KUALA LUMPUR (March 18): The mandatory take-over offer by Can-One International Sdn Bhd to acquire the rest of the shares in Kian Joo Can Factory Bhd it does not own has turned unconditional today.
In a filing with Bursa Malaysia, Can-One said with the valid acceptances Can-One International has received, the offeror and ultimate offeror now holds a more than 50% stake in Kian Joo.
“Accordingly, the acceptance condition has been fulfilled and the offer has become unconditional on March 18, 2019,” read the filing.
The filing added that the offer document will remain open for acceptances 21 days from today.
On Dec 13, 2018, Can-One proposed a surprise mandatory general offer (MGO) for Kian Joo at an offer price of RM3.10 a share after it bought a 0.49% stake from a minority shareholder at a 51% premium over the market price.
As a result of the acquisition, Can-One’s shareholding in Kian Joo increased from 32.9% to 33.39%.

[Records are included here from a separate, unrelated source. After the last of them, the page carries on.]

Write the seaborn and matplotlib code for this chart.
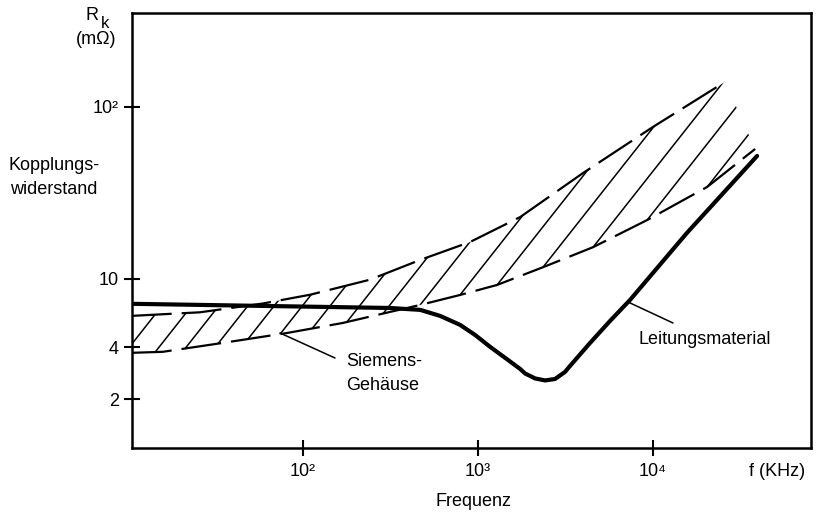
import numpy as np
import pandas as pd
import matplotlib
matplotlib.use("Agg")
import matplotlib.pyplot as plt
import matplotlib.patches as mpatches
import seaborn as sns

# Coupling resistance R_k (mOhm) vs. frequency f (kHz), log-log
# Upper and lower bounds of the "Siemens-Gehäuse" band
upper_f = [10.5, 25.8, 59, 110, 241, 467, 900, 1740, 3980, 10000, 25800]
upper_r = [6.1, 6.4, 7.2, 8.1, 9.9, 12.9, 16.4, 22.9, 41.3, 76.6, 140]
lower_f = [10.5, 15.8, 34.9, 81, 169, 314, 467, 789, 1285, 2350, 4540, 9250, 20400, 38300]
lower_r = [3.72, 3.77, 4.25, 4.85, 5.55, 6.43, 7.06, 8.07, 9.23, 11.7, 15.3, 22.0, 34.3, 57.0]

# "Leitungsmaterial" curve
line_f = [10.5, 59, 314, 467, 607, 789, 961, 1172, 1427, 1738, 1858, 2118, 2415,
          2754, 3140, 3355, 4370, 5680, 7390, 15600, 39300]
line_r = [7.17, 6.97, 6.78, 6.61, 6.10, 5.41, 4.73, 4.03, 3.48, 3.00, 2.82, 2.64, 2.57,
          2.62, 2.88, 3.12, 4.25, 5.70, 7.55, 18.5, 51.9]

# Hatch lines: where each one leaves the lower bound, and their log-log slope
hatch_f = [9.6, 14.3, 21.2, 32.7, 48.5, 74, 113, 178, 287, 467, 789, 1285, 2350, 4540, 9250, 20400]
hatch_slope = 1.29

x_ticks = [100, 1000, 10000]
x_ticklabels = ["10²", "10³", "10⁴"]
y_ticks = [2, 4, 10, 100]
y_ticklabels = ["2", "4", "10", "10²"]

sns.set_theme(style="white")
plt.rcParams["font.family"] = ["Liberation Sans", "DejaVu Sans"]

W, H = 818, 516
fig = plt.figure(figsize=(W / 100, H / 100), dpi=100)
ax = fig.add_axes([132 / W, 1 - 448 / H, (811 - 132) / W, (448 - 13) / H])
ax.set_xscale("log")
ax.set_yscale("log")
ax.set_xlim(10.54, 79900)
ax.set_ylim(1.04, 352)


def fig_xy(x, y):
    return x / W, 1 - y / H


dash = (0, (18, 4.5))
upper = pd.DataFrame({"f": upper_f, "r": upper_r})
lower = pd.DataFrame({"f": lower_f, "r": lower_r})
leit = pd.DataFrame({"f": line_f, "r": line_r})

sns.lineplot(data=upper, x="f", y="r", ax=ax, color="black", lw=1.6,
             linestyle=dash, sort=False, estimator=None)
sns.lineplot(data=lower, x="f", y="r", ax=ax, color="black", lw=1.6,
             linestyle=dash, sort=False, estimator=None)
sns.lineplot(data=leit, x="f", y="r", ax=ax, color="black", lw=3.0,
             sort=False, estimator=None, solid_joinstyle="round",
             solid_capstyle="round")

# Region between the bounds, closed on the right by joining the end points
band_verts = list(zip(upper_f, upper_r)) + list(zip(lower_f[::-1], lower_r[::-1]))
band = mpatches.Polygon(band_verts, closed=True, transform=ax.transData,
                        fill=False, lw=0)

log_lf = np.log10(lower_f)
log_lr = np.log10(lower_r)
for fa in hatch_f:
    la = np.log10(fa)
    ra = np.interp(la, log_lf, log_lr)
    lx = np.array([la - 1.5, la + 1.5])
    ly = ra + hatch_slope * (lx - la)
    ln, = ax.plot(10 ** lx, 10 ** ly, color="black", lw=1.1)
    ln.set_clip_path(band)

# Axes frame and ticks
for s in ax.spines.values():
    s.set_visible(True)
    s.set_color("black")
    s.set_linewidth(1.8)

ax.set_xticks(x_ticks)
ax.set_xticklabels(x_ticklabels)
ax.set_yticks(y_ticks)
ax.set_yticklabels(y_ticklabels)
ax.minorticks_off()
ax.tick_params(axis="both", which="major", direction="inout", length=11,
               width=1.5, color="black", labelsize=13, labelcolor="black",
               bottom=True, left=True, top=False, right=False)
ax.tick_params(axis="x", pad=5)
ax.tick_params(axis="y", pad=4)
ax.set_xlabel("")
ax.set_ylabel("")
ax.grid(False)

# Annotations
txt = dict(color="black", fontsize=13)
fig.text(*fig_xy(92, 16), "R", ha="center", va="center", **txt)
fig.text(*fig_xy(105, 24), "k", ha="center", va="center", color="black", fontsize=12)
fig.text(*fig_xy(96, 39), "(mΩ)", ha="center", va="center", **txt)
fig.text(*fig_xy(8, 166), "Kopplungs-", ha="left", va="center", **txt)
fig.text(*fig_xy(10, 190), "widerstand", ha="left", va="center", **txt)
fig.text(*fig_xy(777, 471), "f (KHz)", ha="center", va="center", **txt)
fig.text(*fig_xy(474, 502), "Frequenz", ha="center", va="center", **txt)
fig.text(*fig_xy(346, 362), "Siemens-", ha="left", va="center", **txt)
fig.text(*fig_xy(346, 385), "Gehäuse", ha="left", va="center", **txt)
fig.text(*fig_xy(638, 339), "Leitungsmaterial", ha="left", va="center", **txt)

fig.add_artist(plt.Line2D([280 / W, 335 / W], [1 - 333 / H, 1 - 358 / H],
                          color="black", lw=1.1))
fig.add_artist(plt.Line2D([628 / W, 673 / W], [1 - 302 / H, 1 - 323 / H],
                          color="black", lw=1.1))

fig.savefig("out.png", dpi=100)
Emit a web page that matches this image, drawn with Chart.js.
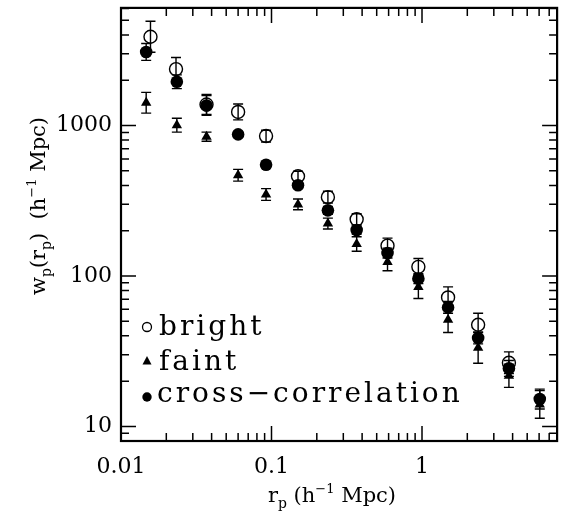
<!DOCTYPE html>
<html>
<head>
<meta charset="utf-8">
<script src="https://cdn.jsdelivr.net/npm/chart.js@4.4.1/dist/chart.umd.min.js"></script>
<style>
  html, body { margin: 0; padding: 0; background: #fff; }
  canvas { display: block; }
</style>
</head>
<body>
<canvas id="wp-chart" width="565" height="518"></canvas>
<script>
// projected separation bins (h^-1 Mpc)
var rp = [0.0147, 0.0235, 0.037, 0.060, 0.092, 0.150, 0.237, 0.368, 0.59, 0.946, 1.49, 2.36, 3.78, 6.06];
var rpBright = [0.0157, 0.0232, 0.037, 0.060, 0.092, 0.150, 0.237, 0.368, 0.59, 0.946, 1.49, 2.36, 3.78];

// w_p values
var wpBright = [3890, 2371, 1380, 1231, 851, 460, 334, 238, 159, 115, 72, 47.4, 26.5];
var wpFaint = [1417, 1005, 843, 467, 348, 299, 223, 163, 124, 84.6, 51.1, 33.3, 21.7, 14.0];
var wpCross = [3083, 1954, 1360, 873, 548, 401, 273, 202, 142, 96, 61.8, 38.7, 24.3, 15.2];

// error bars, half length in dex
var errBright = [0.103, 0.077, 0.066, 0.053, 0.039, 0.033, 0.039, 0.037, 0.050, 0.055, 0.070, 0.076, 0.072];
var errFaint = [0.069, 0.046, 0.030, 0.039, 0.039, 0.036, 0.036, 0.048, 0.059, 0.077, 0.084, 0.103, 0.077, 0.092];
var errCross = [0.056, 0.046, 0.066, 0.020, 0.020, 0.020, 0.026, 0.026, 0.033, 0.033, 0.039, 0.039, 0.053, 0.066];

var seriesNames = ["bright", "faint", "cross\u2212correlation"];

var xTicks = [0.01,0.02,0.03,0.04,0.05,0.06,0.07,0.08,0.09,0.1,0.2,0.3,0.4,0.5,0.6,0.7,0.8,0.9,1,2,3,4,5,6,7];
var yTicks = [8,9,10,20,30,40,50,60,70,80,90,100,200,300,400,500,600,700,800,900,1000,2000,3000,4000,5000,6000];

var serif = "'DejaVu Serif', 'Liberation Serif', serif";

function pts(xs, ys) {
  return ys.map(function (y, i) { return { x: xs[i], y: y }; });
}
function isMajor(v) {
  var l = Math.log10(v);
  return Math.abs(l - Math.round(l)) < 1e-6;
}

// error bars drawn under the markers
var errorBars = {
  id: 'errorBars',
  beforeDatasetsDraw: function (chart) {
    var ctx = chart.ctx, xs = chart.scales.x, ys = chart.scales.y;
    ctx.save();
    ctx.strokeStyle = '#000';
    ctx.lineWidth = 1.4;
    chart.data.datasets.forEach(function (ds) {
      ds.data.forEach(function (p, i) {
        var e = ds.errs[i];
        var px = xs.getPixelForValue(p.x);
        var top = ys.getPixelForValue(p.y * Math.pow(10, e));
        var bot = ys.getPixelForValue(p.y / Math.pow(10, e));
        ctx.beginPath();
        ctx.moveTo(px, top); ctx.lineTo(px, bot);
        ctx.moveTo(px - 5, top); ctx.lineTo(px + 5, top);
        ctx.moveTo(px - 5, bot); ctx.lineTo(px + 5, bot);
        ctx.stroke();
      });
    });
    ctx.restore();
  }
};

// frame, inward ticks, axis titles, legend
var frame = {
  id: 'frame',
  afterDraw: function (chart) {
    var ctx = chart.ctx, a = chart.chartArea;
    var xs = chart.scales.x, ys = chart.scales.y;
    ctx.save();
    ctx.strokeStyle = '#000';
    ctx.lineWidth = 1.5;
    ctx.beginPath();
    xs.ticks.forEach(function (t) {
      var px = xs.getPixelForValue(t.value), len = isMajor(t.value) ? 15 : 8;
      ctx.moveTo(px, a.bottom); ctx.lineTo(px, a.bottom - len);
      ctx.moveTo(px, a.top); ctx.lineTo(px, a.top + len);
    });
    ys.ticks.forEach(function (t) {
      var py = ys.getPixelForValue(t.value), len = isMajor(t.value) ? 15 : 8;
      ctx.moveTo(a.left, py); ctx.lineTo(a.left + len, py);
      ctx.moveTo(a.right, py); ctx.lineTo(a.right - len, py);
    });
    ctx.stroke();
    ctx.lineWidth = 2.2;
    ctx.strokeRect(a.left, a.top, a.right - a.left, a.bottom - a.top);

    // axis titles with sub/superscripts
    ctx.fillStyle = '#000';
    ctx.textBaseline = 'alphabetic';
    function rich(parts) {
      var w = 0;
      parts.forEach(function (p) { ctx.font = p[1] + 'px ' + serif; w += ctx.measureText(p[0]).width; });
      return w;
    }
    function drawRich(parts, x0, y0) {
      var x = x0;
      parts.forEach(function (p) {
        ctx.font = p[1] + 'px ' + serif;
        ctx.fillText(p[0], x, y0 + p[2]);
        x += ctx.measureText(p[0]).width;
      });
    }
    var xTitle = [["r", 21, 0], ["p", 14, 6], [" (h", 21, 0], ["\u22121", 13, -9], [" Mpc)", 21, 0]];
    var wx = rich(xTitle);
    drawRich(xTitle, 332 - wx / 2, 502);

    var yTitle = [["w", 21, 0], ["p", 14, 6], ["(r", 21, 0], ["p", 14, 6], [")  (h", 21, 0], ["\u22121", 13, -9], [" Mpc)", 21, 0]];
    var wy = rich(yTitle);
    ctx.save();
    ctx.translate(45, 206);
    ctx.rotate(-Math.PI / 2);
    drawRich(yTitle, -wy / 2, 0);
    ctx.restore();

    // legend
    var lx = 147, rows = [327, 361, 397];
    ctx.lineWidth = 1.3;
    ctx.beginPath(); ctx.arc(lx, rows[0], 4.5, 0, Math.PI * 2); ctx.stroke();
    ctx.beginPath();
    ctx.moveTo(lx, rows[1] - 5); ctx.lineTo(lx + 4.5, rows[1] + 3.5); ctx.lineTo(lx - 4.5, rows[1] + 3.5);
    ctx.closePath(); ctx.fill();
    ctx.beginPath(); ctx.arc(lx, rows[2], 4.7, 0, Math.PI * 2); ctx.fill();
    ctx.font = '28px ' + serif;
    if ('letterSpacing' in ctx) ctx.letterSpacing = '3px';
    ctx.fillText(seriesNames[0], 159, 335);
    ctx.fillText(seriesNames[1], 159, 370);
    ctx.fillText(seriesNames[2], 157, 402);
    ctx.restore();
  }
};

new Chart(document.getElementById("wp-chart"), {
  type: 'scatter',
  data: {
    datasets: [{
        label: seriesNames[0],
        data: pts(rpBright, wpBright),
        errs: errBright,
        pointStyle: 'circle',
        pointRadius: 6.5,
        borderWidth: 1.4,
        borderColor: '#000',
        backgroundColor: 'rgba(0,0,0,0)'
      },
      {
        label: seriesNames[1],
        data: pts(rp, wpFaint),
        errs: errFaint,
        pointStyle: 'triangle',
        pointRadius: 6,
        borderWidth: 0,
        borderColor: '#000',
        backgroundColor: '#000'
      },
      {
        label: seriesNames[2],
        data: pts(rp, wpCross),
        errs: errCross,
        pointStyle: 'circle',
        pointRadius: 6.3,
        borderWidth: 0,
        borderColor: '#000',
        backgroundColor: '#000'
      }
    ]
  },
  options: {
    responsive: false,
    animation: false,
    devicePixelRatio: 1,
    layout: { padding: { top: 3, right: 5, left: 0, bottom: 0 } },
    plugins: { legend: { display: false }, tooltip: { enabled: false } },
    scales: {
      x: {
        type: 'logarithmic',
        min: 0.01,
        max: 7.9,
        grid: { display: false, drawTicks: false },
        border: { display: false },
        afterBuildTicks: function (s) { s.ticks = xTicks.map(function (v) { return { value: v }; }); },
        afterFit: function (s) { s.height = 77; s.paddingLeft = 0; s.paddingRight = 0; },
        ticks: {
          autoSkip: false,
          maxRotation: 0,
          padding: 13,
          color: '#000',
          font: { family: serif, size: 22 },
          callback: function (v) { return isMajor(v) ? String(+v.toPrecision(3)) : ''; }
        }
      },
      y: {
        type: 'logarithmic',
        min: 8,
        max: 6050,
        grid: { display: false, drawTicks: false },
        border: { display: false },
        afterBuildTicks: function (s) { s.ticks = yTicks.map(function (v) { return { value: v }; }); },
        afterFit: function (s) { s.width = 121; s.paddingTop = 0; s.paddingBottom = 0; },
        ticks: {
          autoSkip: false,
          padding: 9,
          color: '#000',
          font: { family: serif, size: 22 },
          callback: function (v) { return isMajor(v) ? String(Math.round(v)) : ''; }
        }
      }
    }
  },
  plugins: [errorBars, frame]
});
</script>
</body>
</html>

On Feb 14, Can-One shareholders agreed to go ahead with the proposed MGO. On Feb 19, Can-One formally extended the MGO for the remaining 66.61% stake it didn't own in Kian Joo.
Minority shareholders of Kian Joo were advised by UOB Kay Hian Securities (M) Sdn Bhd to accept the takeover offer, as the takeover offer was deemed “reasonable” as Kian Joo shares have not traded above the offer price for the past two years.
Can-One shares were last traded today at RM3.07 — up 59% from its last price prior to announcement of its takeover plans — valuing the group at RM589.91 million.
Meanwhile, Kian Joo shares, which settled unchanged at RM3.09 today, has jumped 52% from its close of RM2.03 on Dec 12, 2018.